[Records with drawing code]
________________________

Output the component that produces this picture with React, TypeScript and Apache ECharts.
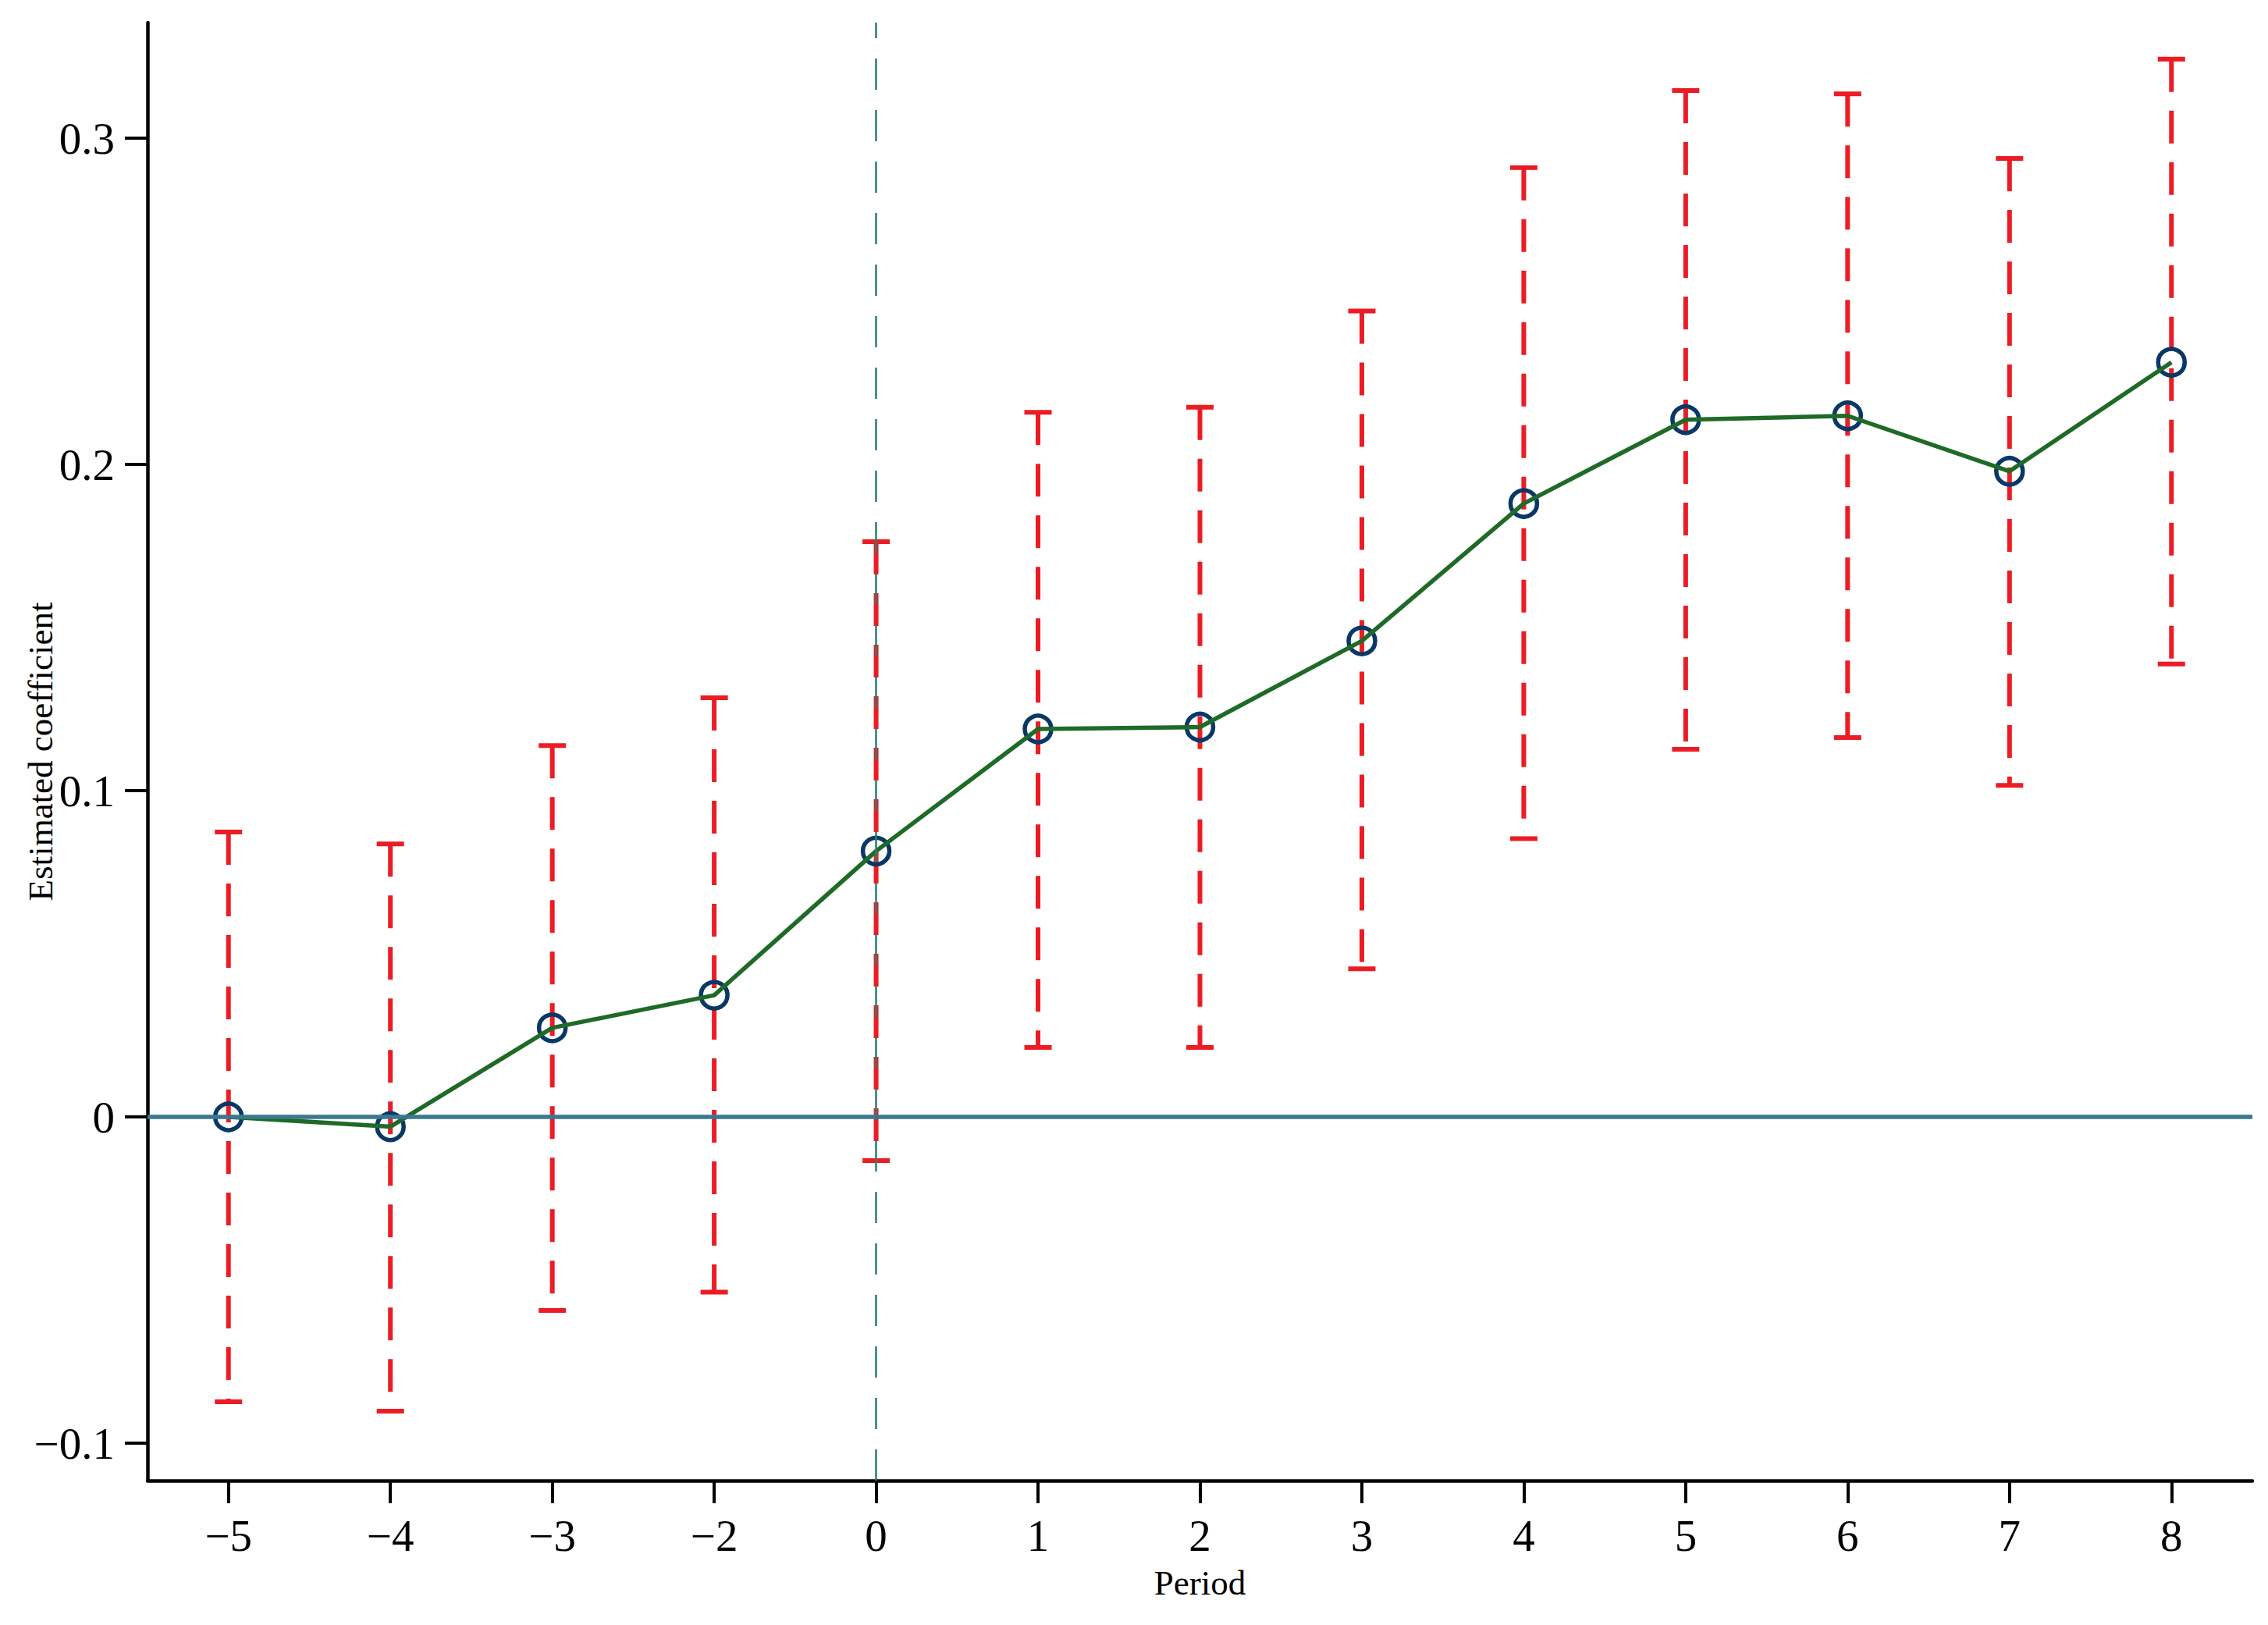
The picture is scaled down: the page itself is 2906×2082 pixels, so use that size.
import React, { useEffect, useRef } from "react";
import * as echarts from "echarts";

const categories = ["−5", "−4", "−3", "−2", "0", "1", "2", "3", "4", "5", "6", "7", "8"];
const coefficients = [0.0, -0.003, 0.0273, 0.0373, 0.0815, 0.1189, 0.1195, 0.1459, 0.188, 0.2137, 0.2149, 0.1979, 0.2313];
const upperCI = [0.0873, 0.0837, 0.1138, 0.1285, 0.1763, 0.216, 0.2175, 0.247, 0.291, 0.3146, 0.3136, 0.2938, 0.3242];
const lowerCI = [-0.0873, -0.0902, -0.0593, -0.0537, -0.0134, 0.0213, 0.0213, 0.0454, 0.0853, 0.1127, 0.1163, 0.1016, 0.1388];
const yTicks = [-0.1, 0, 0.1, 0.2, 0.3];
const treatmentCategory = "0";

const FONT = "'Liberation Serif', 'Times New Roman', serif";
const RED = "#ec1c24";
const NAVY = "#0a3866";
const GREEN = "#1e6a26";
const ZERO_LINE = "#3a7893";
const TEAL = "#2a7c76";

export default function App() {
  const ref = useRef<HTMLDivElement>(null);

  useEffect(() => {
    if (!ref.current) return;
    const chart = echarts.init(ref.current, null, { renderer: "svg" });
    const fmt = (v: number) => {
      if (Math.abs(v) < 1e-9) return "0";
      const s = String(Math.round(Math.abs(v) * 10) / 10);
      return v < 0 ? "−" + s : s;
    };
    chart.setOption({
      animation: false,
      backgroundColor: "#ffffff",
      grid: { left: 189, right: 20, top: 29, bottom: 185, containLabel: false, outerBoundsMode: "none" },
      xAxis: {
        type: "category",
        data: categories,
        boundaryGap: true,
        name: "Period",
        nameLocation: "middle",
        nameGap: 108,
        nameMoveOverlap: false,
        nameTextStyle: { fontFamily: FONT, fontSize: 45, color: "#000" },
        axisLine: { onZero: false, lineStyle: { color: "#000", width: 4.5 } },
        axisTick: { show: true, alignWithLabel: true, length: 29, lineStyle: { color: "#000", width: 4 } },
        axisLabel: { fontFamily: FONT, fontSize: 57, color: "#000", margin: 42 },
        splitLine: { show: false },
      },
      yAxis: {
        type: "value",
        min: -0.11148,
        max: 0.33541,
        name: "Estimated coefficient",
        nameLocation: "middle",
        nameGap: 115,
        nameMoveOverlap: false,
        nameTextStyle: { fontFamily: FONT, fontSize: 45, color: "#000" },
        axisLine: { show: true, onZero: false, lineStyle: { color: "#000", width: 4.5 } },
        axisTick: { show: true, length: 29, lineStyle: { color: "#000", width: 4 }, customValues: yTicks },
        axisLabel: { fontFamily: FONT, fontSize: 57, color: "#000", margin: 42, customValues: yTicks, formatter: fmt },
        splitLine: { show: false },
      },
      series: [
        {
          type: "line",
          data: [],
          z: 1,
          silent: true,
          markLine: {
            silent: true,
            symbol: ["none", "none"],
            label: { show: false },
            data: [
              { yAxis: 0, lineStyle: { color: ZERO_LINE, width: 5.5, type: "solid", opacity: 1 } },
              { xAxis: treatmentCategory, lineStyle: { color: TEAL, width: 2.5, type: [40, 26], opacity: 1 } },
            ],
          },
        },
        {
          type: "custom",
          z: 2,
          silent: true,
          data: categories.map((c, i) => [i, lowerCI[i], upperCI[i]]),
          encode: { x: 0, y: [1, 2] },
          renderItem: (params: any, api: any) => {
            const x = api.value(0);
            const lo = api.coord([x, api.value(1)]);
            const hi = api.coord([x, api.value(2)]);
            const half = 17.5;
            return {
              type: "group",
              children: [
                {
                  type: "line",
                  shape: { x1: hi[0], y1: hi[1], x2: lo[0], y2: lo[1] },
                  style: { stroke: RED, lineWidth: 6, lineDash: [42, 24] },
                },
                {
                  type: "line",
                  shape: { x1: hi[0] - half, y1: hi[1], x2: hi[0] + half, y2: hi[1] },
                  style: { stroke: RED, lineWidth: 6 },
                },
                {
                  type: "line",
                  shape: { x1: lo[0] - half, y1: lo[1], x2: lo[0] + half, y2: lo[1] },
                  style: { stroke: RED, lineWidth: 6 },
                },
              ],
            };
          },
        },
        {
          type: "scatter",
          z: 3,
          data: coefficients,
          symbol: "circle",
          symbolSize: 34,
          itemStyle: { color: "rgba(0,0,0,0)", borderColor: NAVY, borderWidth: 5.5, opacity: 1 },
        },
        {
          type: "line",
          z: 4,
          data: coefficients,
          showSymbol: false,
          symbol: "none",
          lineStyle: { color: GREEN, width: 5.5 },
        },
      ],
    });
    return () => chart.dispose();
  }, []);

  return (
    <div
      ref={ref}
      style={{ position: "absolute", left: 0, top: 0, width: 2906, height: 2082, background: "#fff" }}
    />
  );
}
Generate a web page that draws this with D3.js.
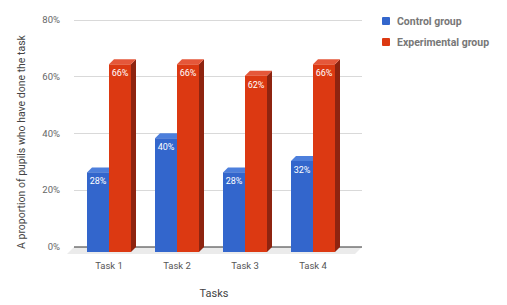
<!DOCTYPE html>
<meta charset="utf-8">
<style>
body { margin: 0; background: #fff; }
text { font-family: Roboto, "Noto Sans", sans-serif; }
.grid { stroke: #d9d9d9; stroke-width: 1px; }
.tick-y { fill: #666; font-size: 9.5px; }
.tick-x { fill: #555; font-size: 9.5px; }
.val { fill: #fff; font-size: 9px; }
.legend { fill: #777; font-size: 10.5px; font-weight: bold; }
.title { fill: #444; font-size: 11px; }
.ytitle { fill: #444; font-size: 10.5px; }
</style>
<body>
<script src="https://cdn.jsdelivr.net/npm/d3@7/dist/d3.min.js"></script>
<script>

var width = 507,
    height = 305;

var tasks = ["Task 1", "Task 2", "Task 3", "Task 4"];
var groups = ["Control group", "Experimental group"];
var control = [0.28, 0.40, 0.28, 0.32];
var experimental = [0.66, 0.66, 0.62, 0.66];
var yTicks = [0, 0.2, 0.4, 0.6, 0.8];

var colors = {
  "Control group": {front: "#3366cc", top: "#4d7fdc", side: "#264d99"},
  "Experimental group": {front: "#dc3912", top: "#e5573a", side: "#8e2410"}
};

// depth of the fake 3d bars (front face is shifted down-left of the back plane)
var dx = 5, dy = 5;

var svg = d3.select("body").append("svg")
    .attr("width", width)
    .attr("height", height);

// y on the back plane
var y = d3.scaleLinear()
    .domain([0, 0.8])
    .range([247, 19.5]);

// x of the front face
var x = d3.scaleBand()
    .domain(tasks)
    .range([75, 347]);

var xInner = d3.scaleBand()
    .domain(groups)
    .range([12, 56]);

// floor
svg.append("path")
    .attr("d", "M74,247 L362,247 L355,254 L67,254 Z")
    .attr("fill", "#ebebeb");

// gridlines
svg.selectAll(".grid")
    .data(yTicks.filter(function(d) { return d > 0; }))
  .enter().append("line")
    .attr("class", "grid")
    .attr("x1", 74)
    .attr("x2", 362)
    .attr("y1", function(d) { return Math.round(y(d)) + 0.5; })
    .attr("y2", function(d) { return Math.round(y(d)) + 0.5; });

svg.append("line")
    .attr("x1", 74).attr("x2", 362)
    .attr("y1", y(0)).attr("y2", y(0))
    .attr("stroke", "#333")
    .attr("stroke-width", 1.2);

svg.selectAll(".tick-y")
    .data(yTicks)
  .enter().append("text")
    .attr("class", "tick-y")
    .attr("x", 60)
    .attr("y", function(d) { return y(d); })
    .attr("dy", "0.35em")
    .attr("text-anchor", "end")
    .text(d3.format(".0%"));

var rows = [];
tasks.forEach(function(t, i) {
  rows.push({task: t, group: groups[0], value: control[i]});
  rows.push({task: t, group: groups[1], value: experimental[i]});
});

var bar = svg.selectAll(".bar")
    .data(rows)
  .enter().append("g")
    .attr("class", "bar");

bar.each(function(d) {
  var g = d3.select(this),
      x0 = x(d.task) + xInner(d.group),
      x1 = x0 + xInner.bandwidth(),
      yt = y(d.value) + dy,
      yb = y(0) + dy,
      c = colors[d.group];

  g.append("path")
      .attr("fill", c.side)
      .attr("d", "M" + x1 + "," + yt + "L" + (x1 + dx) + "," + (yt - dy) +
          "L" + (x1 + dx) + "," + (yb - dy) + "L" + x1 + "," + yb + "Z");
  g.append("path")
      .attr("fill", c.top)
      .attr("d", "M" + x0 + "," + yt + "L" + (x0 + dx) + "," + (yt - dy) +
          "L" + (x1 + dx) + "," + (yt - dy) + "L" + x1 + "," + yt + "Z");
  g.append("rect")
      .attr("fill", c.front)
      .attr("x", x0)
      .attr("y", yt)
      .attr("width", x1 - x0)
      .attr("height", yb - yt);
  g.append("text")
      .attr("class", "val")
      .attr("x", (x0 + x1) / 2)
      .attr("y", yt + 12)
      .attr("text-anchor", "middle")
      .text(d3.format(".0%")(d.value));
});

svg.selectAll(".tick-x")
    .data(tasks)
  .enter().append("text")
    .attr("class", "tick-x")
    .attr("x", function(d) { return x(d) + x.bandwidth() / 2; })
    .attr("y", 266)
    .attr("dy", "0.35em")
    .attr("text-anchor", "middle")
    .text(function(d) { return d; });

svg.append("text")
    .attr("class", "title")
    .attr("x", 214)
    .attr("y", 293)
    .attr("dy", "0.35em")
    .attr("text-anchor", "middle")
    .text("Tasks");

svg.append("text")
    .attr("class", "ytitle")
    .attr("transform", "translate(21,142) rotate(-90)")
    .attr("dy", "0.35em")
    .attr("text-anchor", "middle")
    .text("A proportion of pupils who have done the task");

var legend = svg.selectAll(".leg")
    .data(groups)
  .enter().append("g")
    .attr("transform", function(d, i) { return "translate(382," + (17 + i * 21) + ")"; });

legend.append("rect")
    .attr("width", 8)
    .attr("height", 8)
    .attr("rx", 1)
    .attr("fill", function(d) { return colors[d].front; });

legend.append("text")
    .attr("class", "legend")
    .attr("x", 15)
    .attr("y", 4)
    .attr("dy", "0.35em")
    .text(function(d) { return d; });

</script>
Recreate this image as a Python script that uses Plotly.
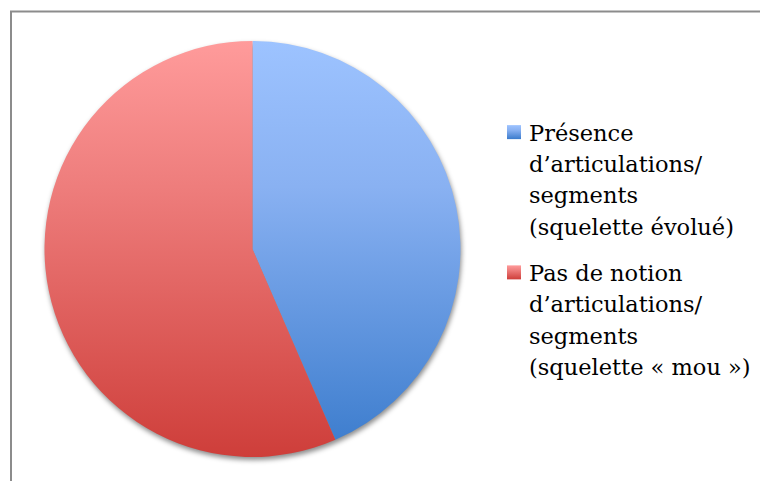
import base64
import json
import plotly.graph_objects as go

# ---- data ----
labels = [
    "Présence<br>d’articulations/<br>segments<br>(squelette évolué)<br> ",
    "Pas de notion<br>d’articulations/<br>segments<br>(squelette « mou »)",
]
values = [10, 13]
colors = ["#79A6EC", "#E8706D"]  # mid-tone fallback colours
gradients = [  # vertical gradient stops (top -> bottom) per slice
    [[0, "#9DC3FF"], [0.35, "#89B1F2"], [1, "#3A7BCC"]],
    [[0, "#FF9B9B"], [0.35, "#EE7D7C"], [1, "#CE3E3A"]],
]

# page is offset by the 8px body margin: all positions below are figure px
W, H = 768, 481
cx, cy, r = 244.5, 241.0, 208.0


def svg_uri(svg):
    return "data:image/svg+xml;base64," + base64.b64encode(svg.encode("utf-8")).decode("ascii")


shadow_svg = (
    '<svg xmlns="http://www.w3.org/2000/svg" width="440" height="440" viewBox="0 0 440 440">'
    '<defs><filter id="b" x="-10%" y="-10%" width="120%" height="120%">'
    '<feGaussianBlur stdDeviation="2.5"/></filter></defs>'
    '<circle cx="221" cy="223" r="208" fill="#000000" fill-opacity="0.45" filter="url(#b)"/></svg>'
)

fig = go.Figure(
    go.Pie(
        labels=labels,
        values=values,
        sort=False,
        direction="clockwise",
        rotation=0,
        textinfo="none",
        hoverinfo="label+value",
        marker=dict(colors=colors, line=dict(width=0)),
        domain=dict(x=[(cx - r) / W, (cx + r) / W], y=[(H - cy - r) / H, (H - cy + r) / H]),
    )
)

fig.update_layout(
    width=W,
    height=H,
    margin=dict(l=0, r=0, t=0, b=0),
    paper_bgcolor="white",
    plot_bgcolor="white",
    showlegend=True,
    legend=dict(
        x=481 / W,
        y=1 - 103 / H,
        xanchor="left",
        yanchor="top",
        valign="top",
        font=dict(family="DejaVu Serif", size=22.5, color="#000000"),
        bgcolor="rgba(0,0,0,0)",
    ),
    images=[
        dict(
            source=svg_uri(shadow_svg),
            xref="paper", yref="paper",
            x=(cx - 220) / W, y=1 - (cy - 220) / H,
            sizex=440 / W, sizey=440 / H,
            xanchor="left", yanchor="top",
            sizing="stretch", layer="below",
        ),
    ],
    shapes=[
        dict(
            type="rect", xref="paper", yref="paper",
            x0=3 / W, x1=1.05, y0=-0.05, y1=1 - 3.5 / H,
            line=dict(color="#8C8C8C", width=2),
            fillcolor="rgba(0,0,0,0)",
            layer="above",
        )
    ],
)

post_js = """
(function(){
  var gd = document.getElementById('{plot_id}');
  var GR = %s;
  var ns = 'http://www.w3.org/2000/svg';
  var svg = gd.querySelector('svg.main-svg');
  var defs = document.createElementNS(ns, 'defs');
  svg.insertBefore(defs, svg.firstChild);
  function mk(id, stops, user, y1, y2){
    var g = document.createElementNS(ns, 'linearGradient');
    g.setAttribute('id', id);
    g.setAttribute('x1', '0'); g.setAttribute('x2', '0');
    if (user) { g.setAttribute('gradientUnits', 'userSpaceOnUse'); }
    g.setAttribute('y1', y1); g.setAttribute('y2', y2);
    stops.forEach(function(s){
      var st = document.createElementNS(ns, 'stop');
      st.setAttribute('offset', s[0]); st.setAttribute('stop-color', s[1]);
      g.appendChild(st);
    });
    defs.appendChild(g);
  }
  var paths = gd.querySelectorAll('g.slice path.surface');
  var minY = Infinity, maxY = -Infinity;
  paths.forEach(function(p){
    var b = p.getBBox();
    minY = Math.min(minY, b.y); maxY = Math.max(maxY, b.y + b.height);
  });
  GR.forEach(function(st, i){
    mk('pieg' + i, st, true, minY, maxY);
    mk('legg' + i, st, false, 0, 1);
  });
  paths.forEach(function(p, k){
    var d = p.parentNode.__data__;
    var i = (d && d.i !== undefined) ? d.i : k;
    p.style.fill = 'url(#pieg' + i + ')';
  });
  gd.querySelectorAll('path.legendpie').forEach(function(p, k){
    p.setAttribute('d', 'M12,7V-7H-2V7Z');
    p.style.fill = 'url(#legg' + k + ')';
  });
  gd.querySelectorAll('g.legend text.legendtext tspan.line').forEach(function(t){
    var dy = t.getAttribute('dy');
    if (dy) {
      var v = parseFloat(dy);
      if (!isNaN(v)) { t.setAttribute('dy', (v * 1.39 / 1.3) + 'em'); }
    }
  });
  gd.querySelectorAll('g.legend g.traces').forEach(function(t, k){
    if (k < 1) return;
    var tr = t.getAttribute('transform') || '';
    var m = tr.match(/translate\\(\\s*([-\\d.e]+)[ ,]+([-\\d.e]+)\\s*\\)/);
    if (m) {
      t.setAttribute('transform', 'translate(' + m[1] + ',' + (parseFloat(m[2]) - 9 * k) + ')');
    }
  });
})();
""" % json.dumps(gradients)

fig.write_html("out.html", post_script=post_js)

________________________

PROBLEM DESCRIPTION: Take only the lines above from the one that has "Recreate this image" through the one that has "import plotly.graph_objects as go" and reproduce them exactly, omitting any pictures.

TASK SOLUTION:
Recreate this image as a Python script that uses Plotly.
import base64
import json
import plotly.graph_objects as go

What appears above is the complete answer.